OBJECTIVE »
Tally the lines holding "chart" and state only that figure.

──────────────────────────────

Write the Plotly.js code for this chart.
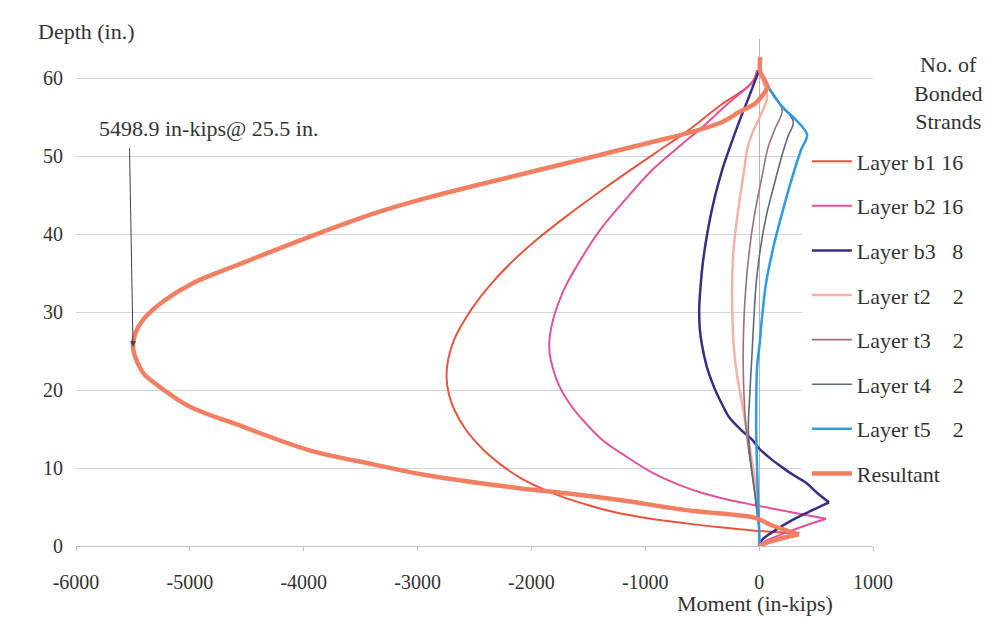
<!DOCTYPE html>
<html>
<head>
<meta charset="utf-8">
<script src="https://cdn.plot.ly/plotly-3.0.1.min.js"></script>
<style>html,body{margin:0;padding:0;background:#fff;}#chart{width:986px;height:618px;}</style>
</head>
<body>
<div id="chart"></div>
<script>
// ---- Data (moment in in-kips, depth in in.) ----
const b1Depth  = [61, 59.4, 56.5, 53.1, 50.5, 47.8, 45, 42.2, 39.2, 36.3, 33.5, 30.5, 28.4, 26.4, 24, 21.7, 19.5, 17.4, 15, 12.3, 10.5, 8.8, 7.5, 6.3, 5.2, 4.2, 3.5, 2.9, 2.4, 2.0, 1.8, 1.6, 1.1, 0.6, 0];
const b1Moment = [-20, -61, -340, -640, -900, -1170, -1440, -1700, -1960, -2180, -2360, -2520, -2610, -2680, -2730, -2746, -2725, -2675, -2580, -2420, -2275, -2105, -1930, -1728, -1490, -1228, -950, -640, -340, -61, 140, 330, 180, 70, 0];

const b2Depth  = [61, 59.5, 56.5, 53.7, 51, 48.2, 44.5, 40.9, 38.3, 35.8, 33.6, 31.5, 29, 26.4, 24.7, 23, 20.5, 18.3, 16, 13.6, 11.5, 9.4, 8, 6.8, 6, 5.3, 4.4, 3.5, 2.7, 1.8, 1.0, 0.5, 0];
const b2Moment = [-10, -60, -290, -500, -720, -939, -1170, -1377, -1500, -1605, -1690, -1754, -1810, -1842, -1840, -1816, -1755, -1667, -1540, -1377, -1170, -939, -730, -500, -290, -61, 260, 588, 420, 250, 110, 40, 0];

const b3Depth  = [61, 57, 54.6, 50.8, 48.2, 45, 42.2, 39, 36, 33.2, 30.5, 28, 26, 23, 20.5, 18.3, 16.5, 14.9, 13.6, 12.5, 11.2, 10.1, 9.1, 8.1, 6.8, 5.6, 4.4, 3.1, 2.0, 0.8, 0];
const b3Moment = [0, -105, -170, -265, -325, -385, -428, -468, -497, -515, -526, -522, -505, -460, -400, -330, -263, -160, -60, 0, 100, 202, 300, 412, 510, 614, 440, 263, 140, 26, 0];

const t2Depth  = [61, 59.5, 57.6, 55, 52.9, 50.8, 48.2, 45, 42.2, 38, 33.7, 29.5, 25.1, 21.5, 18.3, 14.9, 11, 7.6, 4.5, 2, 0];
const t2Moment = [0, 35, 70, 5, -61, -105, -131, -165, -192, -225, -237, -235, -220, -190, -150, -110, -65, -26, -8, 0, 0];

const t3Depth  = [61, 59.7, 57.8, 55.9, 53.5, 51.2, 47, 42.2, 38, 33.7, 29.5, 25.1, 20, 14.9, 11, 7, 4, 2, 0];
const t3Moment = [0, 44, 120, 202, 140, 80, 20, -44, -85, -114, -132, -140, -135, -114, -80, -40, -15, 0, 0];

const t4Depth  = [61, 59.7, 57, 54.4, 52.6, 50.8, 46.5, 42.2, 38, 33.7, 29.5, 25.1, 20, 14.9, 11, 7, 4, 2, 0];
const t4Moment = [0, 44, 170, 300, 255, 215, 135, 61, 10, -26, -45, -61, -80, -95, -75, -40, -15, 0, 0];

const t5Depth  = [61, 59.7, 58, 56.3, 54.6, 52.7, 50.8, 46.5, 42.2, 38, 33.7, 29.4, 26, 23, 19, 14.9, 11, 7, 4, 2, 0];
const t5Moment = [0, 44, 120, 202, 325, 421, 368, 275, 193, 120, 61, 26, 5, -18, -25, -26, -20, -12, -5, 0, 0];

const resDepth  = [62.7, 60.8, 59.8, 58.8, 57.9, 56.8, 55.6, 54.4, 52.9, 51.8, 49.7, 47.6, 44.5, 42.7, 39.6, 36.3, 33.7, 31.5, 29.0, 27.2, 25.5, 23.5, 22, 20.9, 19.3, 17.8, 15.3, 12.3, 10.4, 9.1, 7.4, 6.8, 5.9, 4.6, 3.7, 3.3, 2.6, 1.5, 1.0, 0.5, 0];
const resMoment = [10, 10, 45, 79, 35, -30, -180, -320, -640, -939, -1518, -2105, -2950, -3368, -3956, -4535, -4974, -5220, -5412, -5480, -5498.9, -5460, -5400, -5310, -5160, -4990, -4535, -3956, -3368, -2930, -2105, -1728, -1228, -640, -61, 20, 120, 350, 200, 80, 0];

const seriesNames = ["Layer b1 16", "Layer b2 16", "Layer b3\u00a0\u00a0\u00a08", "Layer t2\u00a0\u00a0\u00a0\u00a02", "Layer t3\u00a0\u00a0\u00a0\u00a02", "Layer t4\u00a0\u00a0\u00a0\u00a02", "Layer t5\u00a0\u00a0\u00a0\u00a02", "Resultant"];
const xTicks = [-6000, -5000, -4000, -3000, -2000, -1000, 0, 1000];
const yTicks = [0, 10, 20, 30, 40, 50, 60];
const peakMoment = -5498.9, peakDepth = 25.5;
const peakLabel = "5498.9 in-kips@ 25.5 in.";

// ---- Styles ----
const xs = [b1Moment, b2Moment, b3Moment, t2Moment, t3Moment, t4Moment, t5Moment, resMoment];
const ys = [b1Depth, b2Depth, b3Depth, t2Depth, t3Depth, t4Depth, t5Depth, resDepth];
const colors = ["#E8553F", "#E0529A", "#3B2C84", "#F5B2A4", "#9E6E7E", "#5C6A7A", "#2F9BE2", "#F27F62"];
const widths = [2, 2, 2.5, 2.5, 1.6, 1.6, 2.5, 4.5];

const font = "Liberation Serif, Times New Roman, serif";
const txt = "#333333";

// split each series at sharp corners (so the smooth spline keeps the corners sharp)
const PXX = 797 / 7000, PXY = 507 / 65;
function splitAtCorners(x, y) {
  const parts = [];
  let start = 0;
  for (let i = 1; i < x.length - 1; i++) {
    const a1 = Math.atan2((y[i - 1] - y[i]) * PXY, (x[i] - x[i - 1]) * PXX);
    const a2 = Math.atan2((y[i] - y[i + 1]) * PXY, (x[i + 1] - x[i]) * PXX);
    let d = Math.abs(a2 - a1);
    if (d > Math.PI) d = 2 * Math.PI - d;
    if (d > Math.PI / 3) { parts.push([start, i]); start = i; }
  }
  parts.push([start, x.length - 1]);
  return parts;
}

const traces = [];
xs.forEach((x, i) => {
  splitAtCorners(x, ys[i]).forEach((p, k) => {
    traces.push({
      type: "scatter", mode: "lines",
      x: x.slice(p[0], p[1] + 1), y: ys[i].slice(p[0], p[1] + 1),
      name: seriesNames[i], legendgroup: "g" + i, showlegend: k === 0,
      line: {color: colors[i], width: widths[i], shape: "spline", smoothing: 1},
      hoverinfo: "x+y+name"
    });
  });
});

const layout = {
  width: 986, height: 618,
  margin: {l: 76, r: 113, t: 39, b: 72},
  paper_bgcolor: "#ffffff", plot_bgcolor: "#ffffff",
  font: {family: font, size: 20, color: txt},
  showlegend: true,
  legend: {
    x: 0.917, xanchor: "left", y: 0.80, yanchor: "top",
    bgcolor: "rgba(0,0,0,0)", borderwidth: 0,
    font: {family: font, size: 22, color: txt},
    tracegroupgap: 13, itemwidth: 40
  },
  xaxis: {
    range: [-6000, 1000], tickvals: xTicks, ticktext: xTicks.map(String),
    showgrid: false, zeroline: true, zerolinecolor: "#B5B5B5", zerolinewidth: 1,
    showline: true, linecolor: "#C4C4C8", linewidth: 1,
    ticks: "outside", ticklen: 4, tickcolor: "#C4C4C8",
    tickfont: {family: font, size: 20, color: txt},
    ticklabelstandoff: 14
  },
  yaxis: {
    range: [0, 65], tickvals: yTicks, ticktext: yTicks.map(String),
    showgrid: true, gridcolor: "#D3D3E2", gridwidth: 1,
    zeroline: false, showline: false, ticks: "",
    tickfont: {family: font, size: 20, color: txt},
    ticklabelstandoff: 12
  },
  shapes: [
    // white legend panel hiding the gridlines behind the legend (drawn under the curves)
    {type: "rect", xref: "x", yref: "y", x0: 377, x1: 1000, y0: 8.5, y1: 51.6,
     fillcolor: "#ffffff", line: {width: 0}, layer: "between"}
  ],
  annotations: [
    {xref: "paper", yref: "paper", x: -0.05, y: 1.0, yshift: 8, xanchor: "left", yanchor: "middle",
     text: "Depth (in.)", showarrow: false, font: {family: font, size: 22, color: txt}},
    {xref: "x", yref: "paper", x: -35, y: 0, yshift: -57, xanchor: "center", yanchor: "middle",
     text: "Moment (in-kips)", showarrow: false, font: {family: font, size: 22, color: txt}},
    {xref: "x", yref: "y", x: -5816, y: 53.5, xanchor: "left", yanchor: "middle",
     text: peakLabel, showarrow: false, font: {family: font, size: 22, color: txt}},
    {xref: "x", yref: "y", x: peakMoment, y: peakDepth, axref: "x", ayref: "y", ax: -5530, ay: 51.2,
     text: "", showarrow: true, arrowhead: 2, arrowsize: 1.2, arrowwidth: 1, arrowcolor: "#444444"},
    {xref: "paper", yref: "paper", x: 1.094, y: 1.0, yshift: -54, xanchor: "center", yanchor: "middle",
     text: "No. of<br>Bonded<br>Strands", showarrow: false, align: "center",
     font: {family: font, size: 22, color: txt}}
  ]
};

Plotly.newPlot("chart", traces, layout, {displayModeBar: false, staticPlot: true});
</script>
</body>
</html>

──────────────────────────────

IN RESPONSE »
4